Further, Mark did not merely sin as a private person. He abused the sheep and he often did it publicly. He made himself a pastor, though he was by his own admission, unqualified and then proceeded to use his position as well as those around and under him. According to a group from his current congregation, he continues to do these very same things in Scottsdale, AZ. As our Lord Jesus said, “to whom much was given, much from him will be required” (Luke 12:48). It is not too much to say that he is a false teacher and to be marked out as such. In this respect the podcast series and the several critiques published here and elsewhere perform a valuable service: warning vulnerable sheep about dangerous figures in the church.
The Apostle Paul did not follow Jason’s advice. He not only confronted Peter in front of others he recorded the confrontation in Holy Scripture for all to read and for all time. It must have been a source of mortification for Peter to know, as he was writing and dictating 1 and 2 Peter that the the Spirit had inspired Paul to record yet another of his failures. As I understand the chronology, the Spirit used that episode and Peter stood up to the Judaizers at the Jerusalem Council in Acts 15.
Scripture records errant figures by name, both laity and officers. Recently my pastor, Chris Gordon, has been preaching through Philippians, which was probably written for two purposes, one of which was to address a controversy between two of the founding women in the congregation, Euodia and Syntache (Phil 4:2). Paul records other names of false teachers and errant persons. He mocked the self-described Super Apostles in 2 Corinthians (and implicitly perhaps in 1 Corinthians).
Mark Driscoll is not only a public figure, which Jason concedes, but he is a pubic figure who has influenced thousands of people and perhaps more. Those people ought to know a few things: 1) Mark Driscoll is not a pastor and never was; 2) Mark Driscoll in no way represents the Reformed churches, our theology, our piety or our practice. If I have a regret about the CT podcast series it is that Mike Cosper repeatedly describes Driscoll as Reformed despite the fact that Driscoll was never actually Reformed in his doctrine and has never been recognized by any Reformed church as a Reformed minister or even a member of a Reformed congregation. Were Mark Driscoll to appear at a Reformed communion service, it is possible that he might not might not—he should not be—be admitted to the table since he is not a member of a church and he is a publicly scandalous person; 3) Driscoll is an abuser of the sheep.
As part of his argument against the the CT podcast series, Jason invokes Abraham Kuyper (1837–1920).
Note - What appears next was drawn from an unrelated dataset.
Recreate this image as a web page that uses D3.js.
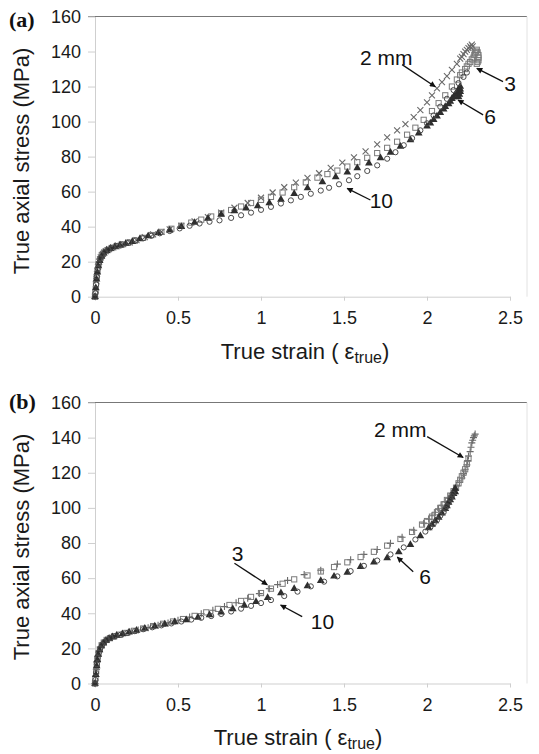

This is strange because, were Kuyper alive today, he would be running the world’s largest Christian website, which would certainly be covering the Driscoll saga. He would probably have produced a podcast series himself. After all, Kuyper published not one but two newspapers, one ecclesiastical and the other political-cultural. There was little that Kuyper would not discuss in public and he certainly would be warning us about the likes of Mark Driscoll and his lot.
Jason might have a case had Driscoll repented of his abuse of the sheep in Seattle and gone off the live quietly as a truck driver or taken up some other honorable vocation but he has not. Like Tullian Tchvidjian, James MacDonald and others like them, he has moved on to the next grift.
Therefore we should be thankful to Mike Cosper and the folks at CT for exploring the significant of Mars Hill, Mark Driscoll and the whole YRR/New Calvinist movement. It has been salutary to turn the spotlight on Driscoll. Perhaps doing so has kept one of Christ’s lambs from wandering into his congregation in Scottsdale to be fleeced.
I agree that we should pray for Driscoll, that the Lord would convict him and produce in him fruit worthy of repentance but we can and may also warn the sheep about Driscoll and others like him and we may explore important and influential movements and phenomena not for mere voyeurism but so that we may learn from them.